How AI Generates Responses Probabilistically
As we saw in the section on inference, the core of AI inference is using already-learned weight matrices to calculate the next state for a new input.

Text generation through inference is also not a matter of producing an entire response sentence at once. Based on what has already been generated, the model probabilistically calculates and selects the next token, then repeats this process. As this repetition continues, a complete sentence takes shape.
How Is a Sentence Built?
For example, suppose a user asks the following question:
Explain AI simply for a high school student.
The model splits this sentence into tokens and converts each token into a numerical vector. It then calculates the probability of "the next token" based on the entire input so far.
For example, at the first position the following candidates might be calculated:
| Candidate Token | Probability (example) |
|---|---|
| AI is | 0.35 |
| Artificial intelligence is | 0.28 |
| Simply put | 0.15 |
| First | 0.07 |
| Other | ... |
If the token with the highest probability is selected, the sentence begins:
AI is
Now the model calculates again. It recalculates the probabilities of candidate tokens that could follow "AI is" and selects one. This process repeats as the sentence gradually grows longer.
The key point is that the model does not complete the full sentence in advance. It calculates the next token fresh at every step.
How Is This Kind of Generation Possible?
During training, the model repeatedly processed a vast quantity of sentences. Through that process, statistical patterns about which expressions tend to follow which other expressions, and which structures feel natural, are reflected in the internal weights.
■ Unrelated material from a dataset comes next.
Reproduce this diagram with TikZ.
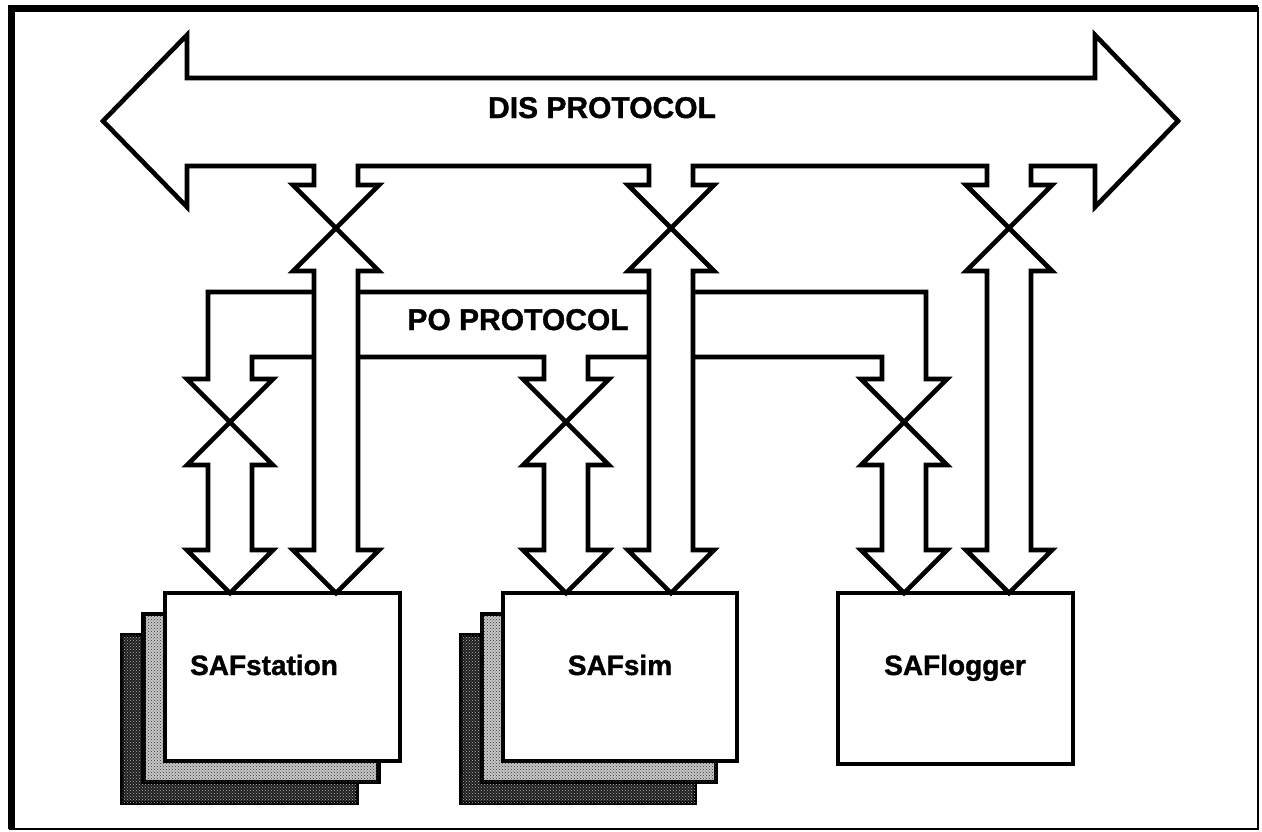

For example, if many sentences like these appeared in training:
- "AI is … a technology."
- "AI is … a system."
- "AI is … a model."
These patterns are incorporated into the internal probability structure. So when the beginning "AI is" appears, it is calculated as highly likely that an explanatory sentence will follow.
The key here is that the model is not selecting based on understanding the meaning itself. It calculates and selects the flow with the highest probability in the current context, based on patterns formed from the training data.
A Sentence Is Not Determined From Start to Finish in Advance
AI does not finalize the full structure of a response before it begins. Only after the first token is selected is the second token determined, and only after the second is the third calculated.
As a result, the early selections can significantly alter the direction of what follows.
For example, for the same question:
- Starting with "AI is technology that mimics human thinking" is likely to lead into an explanation-centered structure.
- Starting with "If I were to define AI in one sentence…" is more likely to lead into a definition-centered development.
The first few token choices determine the direction of the entire response.
Why AI Sometimes Produces Unusual Responses
Understanding this generative structure explains a few phenomena.
First, plausible but incorrect information can be generated. The model is not checking facts from an external source. It is selecting "the most natural next sentence given the current context." This is why a paper title or date that does not actually exist can be fabricated.
Second, expressions can become repetitive. Safe, high-probability expressions are selected frequently. As a result, sentence structure and phrasing can start to resemble one another.
Third, earlier and later parts of a long response can become inconsistent. As sentences grow longer, the effect of earlier selections accumulates, and once the structure starts to drift, generation continues from that drifted state.
How the Selection Method Affects the Response
The model can be configured to always select only the highest-probability candidate, or to select from among multiple candidates within a certain range.
- Selecting only the highest probability produces stable but potentially monotonous responses.
- Allowing selection from among the top probability candidates produces more varied responses, but increases the chance of the answer changing.
In creative work, variety is an advantage; in tasks where precision matters, stability is more important.